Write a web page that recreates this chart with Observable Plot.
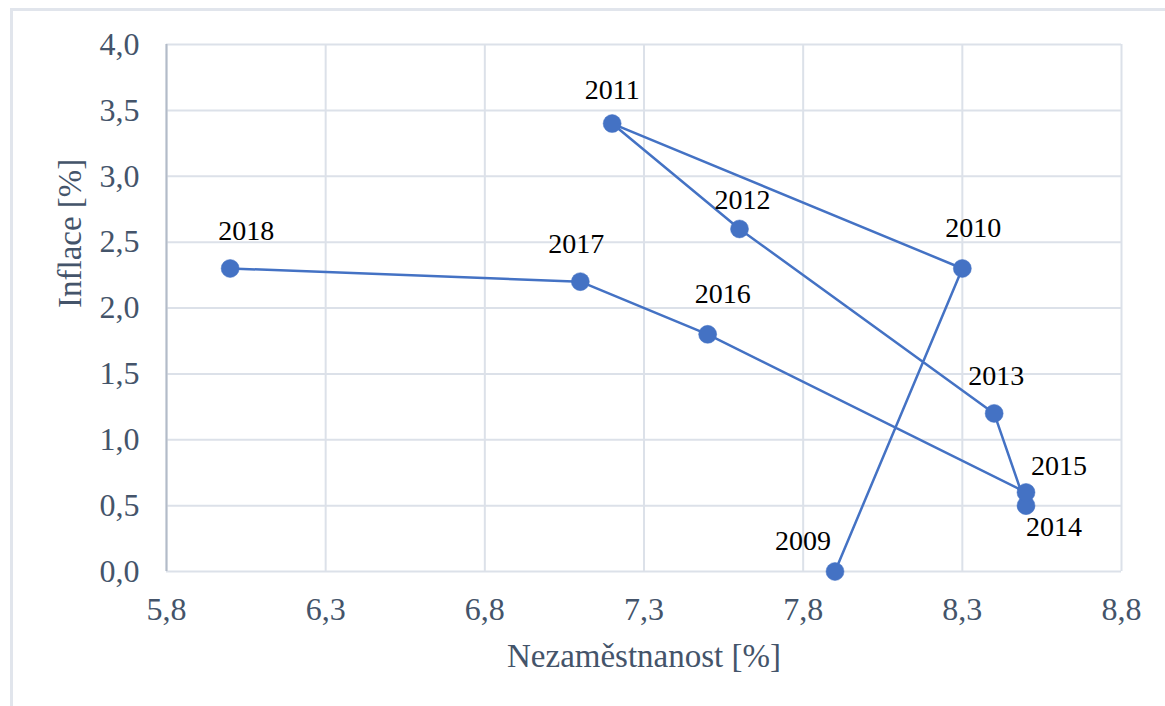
<!DOCTYPE html>
<html><head><meta charset="utf-8">
<script src="https://cdn.jsdelivr.net/npm/d3@7"></script>
<script src="https://cdn.jsdelivr.net/npm/@observablehq/plot@0.6"></script>
<style>
html,body{margin:0;padding:0;background:#fff;overflow:hidden;}
#wrap{position:relative;width:1165px;height:706px;overflow:hidden;background:#fff;}
#chart{position:absolute;left:0;top:0;}
#border{position:absolute;left:10px;top:8px;width:1400px;height:1000px;border:3px solid #e1e5ec;box-sizing:border-box;pointer-events:none;}
</style></head><body>
<div id="wrap"><div id="chart"></div><div id="border"></div></div>
<script>
// ---- data ----
const years = [2009, 2010, 2011, 2012, 2013, 2014, 2015, 2016, 2017, 2018];
const unemployment = [7.9, 8.3, 7.2, 7.6, 8.4, 8.5, 8.5, 7.5, 7.1, 6.0];
const inflation = [0.0, 2.3, 3.4, 2.6, 1.2, 0.5, 0.6, 1.8, 2.2, 2.3];
const xTicks = [5.8, 6.3, 6.8, 7.3, 7.8, 8.3, 8.8];
const yTicks = [0, 0.5, 1, 1.5, 2, 2.5, 3, 3.5, 4];
const xTitle = "Nezaměstnanost [%]";
const yTitle = "Inflace [%]";

// ---- label placement (screen offsets, px) ----
const labelOffsets = {
  2009: [-32, -30], 2010: [11, -40], 2011: [0, -34], 2012: [3, -29], 2013: [2, -37],
  2014: [28, 21], 2015: [33, -26], 2016: [15, -40], 2017: [-4, -38], 2018: [16, -37]
};

const blue = "#4472c4";
const textGray = "#44546a";
const gridColor = "#dce1e9";
const font = "Liberation Serif";
const fontStack = "'Liberation Serif', 'Times New Roman', serif";
const fmt = d => d.toFixed(1).replace(".", ",");
const idx = years.map((_, i) => i);

const labelMarks = idx.map(i => Plot.text([i], {
  x: j => unemployment[j], y: j => inflation[j], text: j => String(years[j]),
  dx: labelOffsets[years[i]][0], dy: labelOffsets[years[i]][1],
  fill: "#000", fontSize: 28, fontFamily: font
}));

const chart = Plot.plot({
  width: 1165, height: 706,
  marginLeft: 166, marginRight: 44, marginTop: 44, marginBottom: 135,
  style: {fontSize: "32px", background: "transparent", overflow: "visible"},
  x: {domain: [5.8, 8.8], ticks: xTicks, axis: null, label: null},
  y: {domain: [0, 4], ticks: yTicks, axis: null, label: null},
  marks: [
    Plot.gridX(xTicks, {stroke: gridColor, strokeOpacity: 1, strokeWidth: 2}),
    Plot.gridY(yTicks, {stroke: gridColor, strokeOpacity: 1, strokeWidth: 2}),
    Plot.ruleX([xTicks[0]], {stroke: "#b3bbc8", strokeWidth: 2}),
    Plot.axisX({ticks: xTicks, tickFormat: fmt, tickSize: 0, tickPadding: 26, color: textGray, fontSize: 32, fontFamily: font, label: null}),
    Plot.axisY({ticks: yTicks, tickFormat: fmt, tickSize: 0, tickPadding: 27, color: textGray, fontSize: 32, fontFamily: font, label: null}),
    Plot.text([xTitle], {frameAnchor: "bottom", lineAnchor: "bottom", dy: 95, fill: textGray, fontSize: 33, fontFamily: font}),
    Plot.text([yTitle], {frameAnchor: "left", lineAnchor: "bottom", rotate: -90, dx: -86, fill: textGray, fontSize: 33, fontFamily: font}),
    Plot.line(idx, {x: i => unemployment[i], y: i => inflation[i], stroke: blue, strokeWidth: 2.5}),
    Plot.dot(idx, {x: i => unemployment[i], y: i => inflation[i], r: 9, fill: blue, stroke: blue, strokeWidth: 0.5}),
    ...labelMarks
  ]
});
d3.select(chart).style("font-family", fontStack, "important");
d3.select(chart).selectAll("g, text, tspan").style("font-family", fontStack, "important");
document.getElementById("chart").appendChild(chart);
</script>
</body></html>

[Exercise goal]
List the lines of the material in which the word "chart" occurs.

[Output of the task]
Write a web page that recreates this chart with Observable Plot.
#chart{position:absolute;left:0;top:0;}
<div id="wrap"><div id="chart"></div><div id="border"></div></div>
const chart = Plot.plot({
d3.select(chart).style("font-family", fontStack, "important");
d3.select(chart).selectAll("g, text, tspan").style("font-family", fontStack, "important");
document.getElementById("chart").appendChild(chart);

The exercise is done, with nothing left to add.